• **What is required**
Leaving out the pictures, retype the lines from the beginning of the listing through the line containing "const py = v => (H - B - v) / ph;".
━━━ Dataset content
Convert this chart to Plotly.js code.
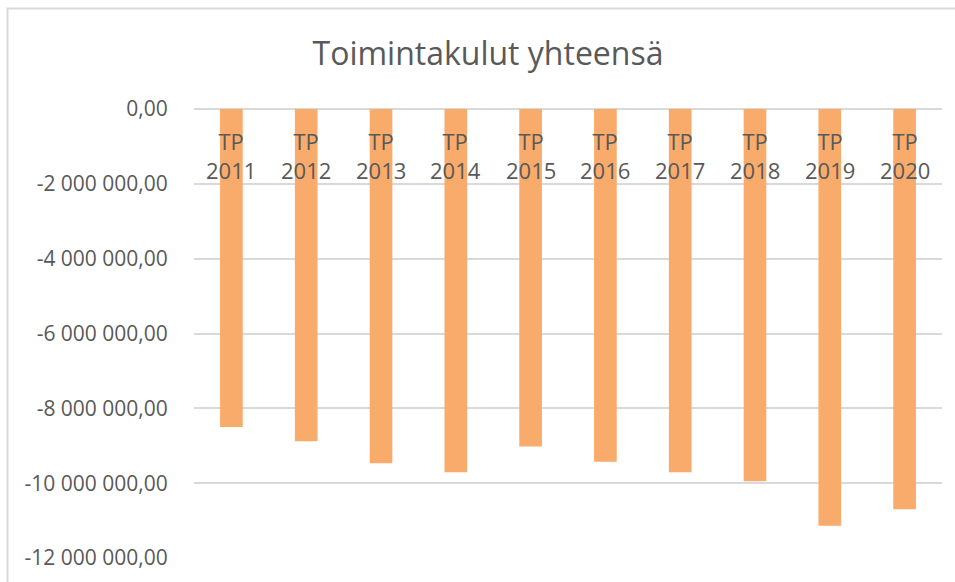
<!DOCTYPE html>
<html>
<head>
<meta charset="utf-8">
<script src="https://cdn.plot.ly/plotly-3.0.1.min.js"></script>
<style>
  html, body { margin: 0; padding: 0; background: #ffffff; }
  #chart { width: 955px; height: 582px; }
</style>
</head>
<body>
<div id="chart"></div>
<script>
const categories = ["TP 2011", "TP 2012", "TP 2013", "TP 2014", "TP 2015", "TP 2016", "TP 2017", "TP 2018", "TP 2019", "TP 2020"];
const values = [-8500000, -8880000, -9470000, -9710000, -9020000, -9430000, -9710000, -9950000, -11140000, -10700000];
const tickValues = [0, -2000000, -4000000, -6000000, -8000000, -10000000, -12000000];
const tickLabels = ["0,00", "-2 000 000,00", "-4 000 000,00", "-6 000 000,00", "-8 000 000,00", "-10 000 000,00", "-12 000 000,00"];
const chartTitle = "Toimintakulut yhteensä";

const FONT = "Open Sans, Noto Sans, DejaVu Sans, sans-serif";
const GREY = "#595959";

const trace = {
  type: "bar",
  x: categories,
  y: values,
  marker: { color: "#F9AB6B", line: { width: 0 } },
  hoverinfo: "x+y"
};

const annotations = categories.map(c => ({
  x: c, xref: "x",
  y: 1, yref: "paper",
  yanchor: "middle", xanchor: "center",
  yshift: -46,
  text: c.replace(" ", "<br>"),
  showarrow: false,
  font: { family: FONT, size: 22, color: GREY }
}));

const L = 194, R = 13, T = 109, B = 24;
const W = 955, H = 582;
const pw = W - L - R, ph = H - T - B;
const px = v => (v - L) / pw;
const py = v => (H - B - v) / ph;

const layout = {
  width: W, height: H,
  margin: { l: L, r: R, t: T, b: B, pad: 0 },
  paper_bgcolor: "#ffffff",
  plot_bgcolor: "#ffffff",
  font: { family: FONT, color: GREY },
  title: {
    text: chartTitle,
    font: { family: FONT, size: 32, color: GREY },
    x: 488 / W, xref: "container", xanchor: "center",
    y: 1 - 54 / H, yref: "container", yanchor: "middle"
  },
  showlegend: false,
  bargap: 0.697,
  xaxis: {
    type: "category",
    showticklabels: false,
    showgrid: false,
    zeroline: false,
    showline: false,
    ticks: ""
  },
  yaxis: {
    range: [-12000000, 0],
    tickvals: tickValues,
    ticktext: tickLabels,
    tickfont: { family: FONT, size: 21, color: GREY },
    showgrid: true,
    gridcolor: "#d9d9d9",
    gridwidth: 2,
    zeroline: true,
    zerolinecolor: "#d9d9d9",
    zerolinewidth: 2,
    showline: false,
    ticks: "outside",
    ticklen: 21,
    tickcolor: "rgba(0,0,0,0)",
    fixedrange: true
  },
  annotations: annotations,
  shapes: [{
    type: "rect", xref: "paper", yref: "paper",
    x0: px(7.5), x1: px(975), y0: py(600), y1: py(8.5),
    line: { color: "#d9d9d9", width: 2 },
    fillcolor: "rgba(0,0,0,0)",
    layer: "below"
  }]
};

Plotly.newPlot("chart", [trace], layout, { displayModeBar: false, staticPlot: false });
</script>
</body>
</html>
━━━━━━
• **Output of the task**
Convert this chart to Plotly.js code.
<!DOCTYPE html>
<html>
<head>
<meta charset="utf-8">
<script src="https://cdn.plot.ly/plotly-3.0.1.min.js"></script>
<style>
  html, body { margin: 0; padding: 0; background: #ffffff; }
  #chart { width: 955px; height: 582px; }
</style>
</head>
<body>
<div id="chart"></div>
<script>
const categories = ["TP 2011", "TP 2012", "TP 2013", "TP 2014", "TP 2015", "TP 2016", "TP 2017", "TP 2018", "TP 2019", "TP 2020"];
const values = [-8500000, -8880000, -9470000, -9710000, -9020000, -9430000, -9710000, -9950000, -11140000, -10700000];
const tickValues = [0, -2000000, -4000000, -6000000, -8000000, -10000000, -12000000];
const tickLabels = ["0,00", "-2 000 000,00", "-4 000 000,00", "-6 000 000,00", "-8 000 000,00", "-10 000 000,00", "-12 000 000,00"];
const chartTitle = "Toimintakulut yhteensä";

const FONT = "Open Sans, Noto Sans, DejaVu Sans, sans-serif";
const GREY = "#595959";

const trace = {
  type: "bar",
  x: categories,
  y: values,
  marker: { color: "#F9AB6B", line: { width: 0 } },
  hoverinfo: "x+y"
};

const annotations = categories.map(c => ({
  x: c, xref: "x",
  y: 1, yref: "paper",
  yanchor: "middle", xanchor: "center",
  yshift: -46,
  text: c.replace(" ", "<br>"),
  showarrow: false,
  font: { family: FONT, size: 22, color: GREY }
}));

const L = 194, R = 13, T = 109, B = 24;
const W = 955, H = 582;
const pw = W - L - R, ph = H - T - B;
const px = v => (v - L) / pw;
const py = v => (H - B - v) / ph;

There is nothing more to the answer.